Photo of Dr Tobias Rupprecht

Dr Tobias Rupprecht

Lecturer in Latin American/Caribbean History

4300

01392 724300

My research deals mostly with contacts between the Second and Third Worlds during the Cold War and its aftermath, the role of culture and religion in international relations, and the role of both Latin America and Russia in the global history of the late 20th century. I have recently published a book, with Cambridge University Press, which explores Latin American encounters with the Soviet Union and the ways in which arts and culture shaped how people made sense of the Global Cold War. In a follow up project, I am currently examining the impact of Chilean economic reforms under the military dictatorship on the transformation of Eastern European states around 1989.

Research interests

My research addresses the global history of the late 20th century. I am especially interested in the political, cultural and economic history of modern Latin America and Eastern Europe, and the links between the two world regions. I have recently published a book with Cambridge University Press, which explores Latin American encounters with the Soviet Union and the ways in which arts and culture shaped the way people on both sides made sense of the Global Cold War. In other projects, I have re-examined Brazil’s role in the Cold War under populist and military rule, and I have written a number of other articles - published mostly in such exotic languages as German, Russian, Spanish and Italian - on Soviet foreign policy in the Third World, socialist internationalism, Latin American revolutionary folklore, the West European New Left, and Soviet avantgard art and architecture.

I have lately developed an interest in the transition from dictatorship to democracy in the 1980s and 1990s, in the mutual perception and inspiration of actors in Eastern Europe and Latin America, and in the role of ("neo-") liberal economists in this process. This project will address how so-called ‘semi-peripheries’ of the Cold War influenced each other in ways that historicise the contemporary rise of the so-called ‘authoritarian capitalist’ model. I have published research on how the Chilean neo-liberal model, and an ideialised image of General Pinochet, have provided a model for transition and political organisation in the Soviet Union/Russia. I am involved in a British-French project that examines how Eastern European and Latin American post-dictatorial societies tried to come to terms with their authoritarian past in the 1990s. And I will expand my research on the role of transnationally connected economists in the socialist world and during its disintegration.

 

Research supervision

I am happy to supervise Bachelor, Master and PhD students who want to specialise in modern Latin American, Eastern European, German or Russian/Soviet history as well as the history of (neo-)liberalism and (state) socialism.

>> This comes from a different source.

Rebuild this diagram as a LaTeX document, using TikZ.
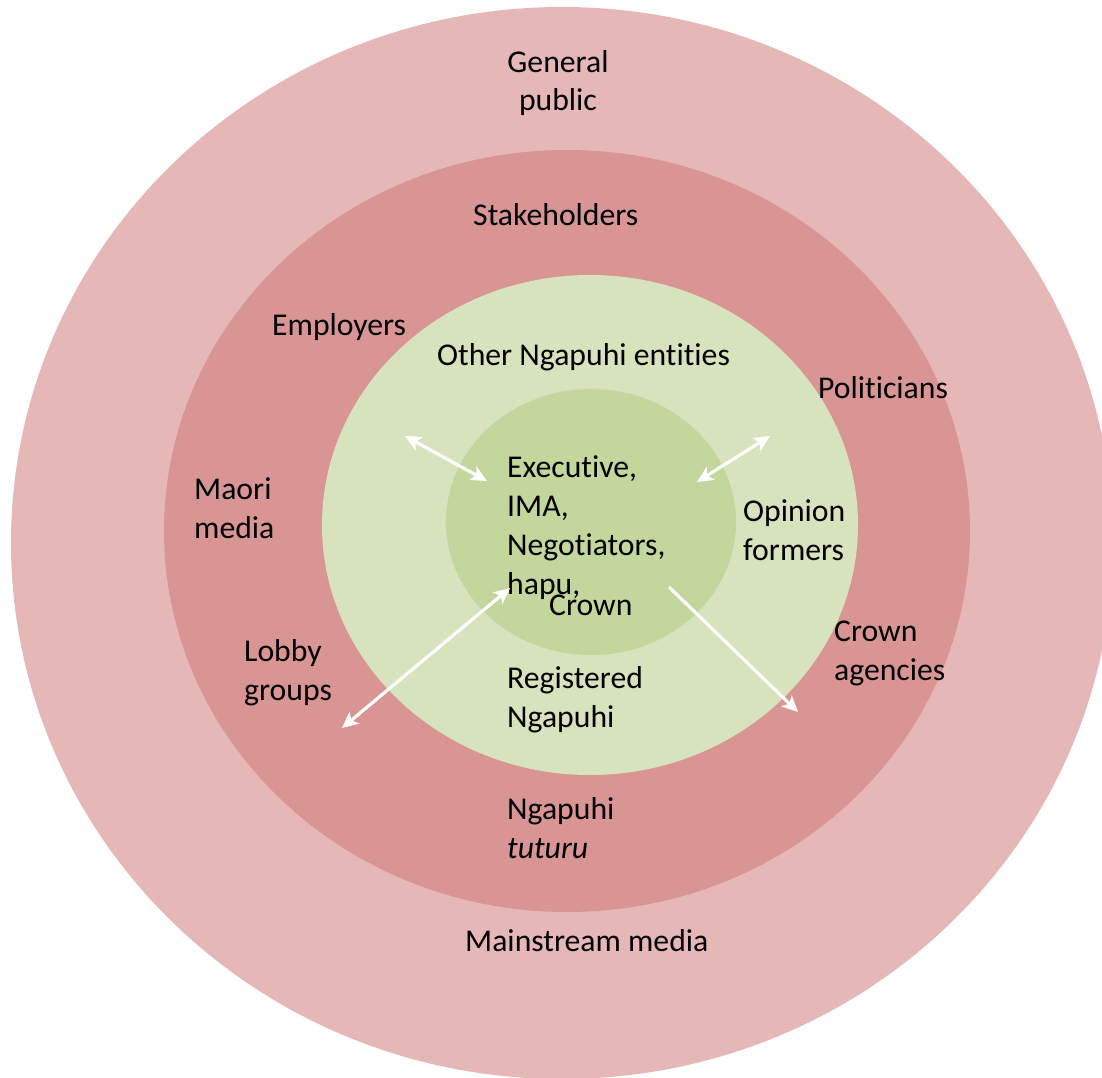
\documentclass[tikz,border=0pt]{standalone}
\usepackage{fontspec}
\setmainfont{Carlito}[Ligatures=NoCommon]
\usetikzlibrary{arrows.meta}
\definecolor{outerpink}{HTML}{E5B7B7}
\definecolor{midpink}{HTML}{D99594}
\definecolor{lightgreen}{HTML}{D7E3BC}
\definecolor{midgreen}{HTML}{C3D69B}
\tikzset{
  lbl/.style={anchor=base west, inner sep=0pt, align=left, font=\fontsize{31.7bp}{39bp}\selectfont},
  clbl/.style={anchor=base, inner sep=0pt, align=center, font=\fontsize{31.7bp}{38bp}\selectfont},
  tip/.tip={Stealth[length=16bp,width=15bp,inset=4bp]},
  conn/.style={draw=white, line width=3.2bp, tip-tip},
  conn1/.style={draw=white, line width=3.2bp, -tip}
}
\begin{document}
\begin{tikzpicture}[x=1bp,y=-1bp]
\useasboundingbox (0,0) rectangle (1102,1078);
\fill[white] (0,0) rectangle (1102,1078);
\begin{scope}
\clip (0,0) rectangle (1102,1078);
\fill[outerpink] (562,543) ellipse [x radius=551, y radius=536];
\end{scope}
\fill[midpink] (567,531) ellipse [x radius=403, y radius=381];
\fill[lightgreen] (590,525) ellipse [x radius=268, y radius=250];
\fill[midgreen] (591,522) ellipse [x radius=145, y radius=133];

% base anchor of a multi-line node = baseline of its last line
\node[clbl] (general) at (558,110) {General\\public};
\node[lbl] (stake) at (473,225) {Stakeholders};
\node[lbl] (employers) at (272,335) {Employers};
\node[lbl] (other) at (437,365) {Other Ngapuhi entities};
\node[lbl] (politicians) at (818,398) {Politicians};
\node[lbl] (maori) at (194,538) {Maori\\media};
\node[lbl] (exec) at (507,594) {Executive,\\IMA,\\Negotiators,\\hapu,};
\node[lbl] (crown) at (549,615) {Crown};
\node[lbl] (opinion) at (743,560) {Opinion\\formers};
\node[lbl] (lobby) at (244,700) {Lobby\\groups};
\node[lbl] (registered) at (507,727) {Registered\\Ngapuhi};
\node[lbl] (agencies) at (834,680) {Crown\\agencies};
\node[lbl] (tuturu) at (507,858) {Ngapuhi\\\textit{tuturu}};
\node[lbl] (mainstream) at (465,951) {Mainstream media};

\coordinate (a1s) at (405,436);
\coordinate (a1e) at (487,481);
\coordinate (a2s) at (770,436);
\coordinate (a2e) at (697,482);
\coordinate (a3s) at (510,588);
\coordinate (a3e) at (342,728);
\coordinate (a4s) at (669,587);
\coordinate (a4e) at (798,712);
\draw[conn] (a1s) -- (a1e);
\draw[conn] (a2s) -- (a2e);
\draw[conn] (a3s) -- (a3e);
\draw[conn1] (a4s) -- (a4e);
\end{tikzpicture}
\end{document}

External impact and engagement

Having considered a career in journalism, I was editor of a student magazine, and I have kept writing for newspapers and journals since. My feature articles, mostly on issues concerning contemporary Latin America and Russia, appeared, among others, in Le Monde Diplomatique, Neue Zürcher Zeitung and tageszeitung.

I was a consultant to the Russian pavillion at the Venice Biennale of architecture in 2014, which presented many international legacies of Soviet architecture, including in Chile and Cuba.

Teaching

I alternately teach an Option module on the history of Latin America in the 20th century, and a Special Subject module on the history of Chile under Allende and Pinochet.

Biography

I studied Modern History, Art History and Comparative Literature in Salamanca and Tübingen, where I was awarded a Magister degree in 2007. Interrupted by research stays at the Universidad de los Andes in Bogotá and at the German Historical Institute in Moscow, I lived in Italy after that and wrote my PhD dissertation at the European University Institute in Florence, where I defended my thesis in 2012. After postdoc and teaching positions at FU Berlin and the University of Aarhus/Denmark, I have come to Exeter in January 2015. In early 2016, I was a guest professor at the Catholic University in Santiago de Chile.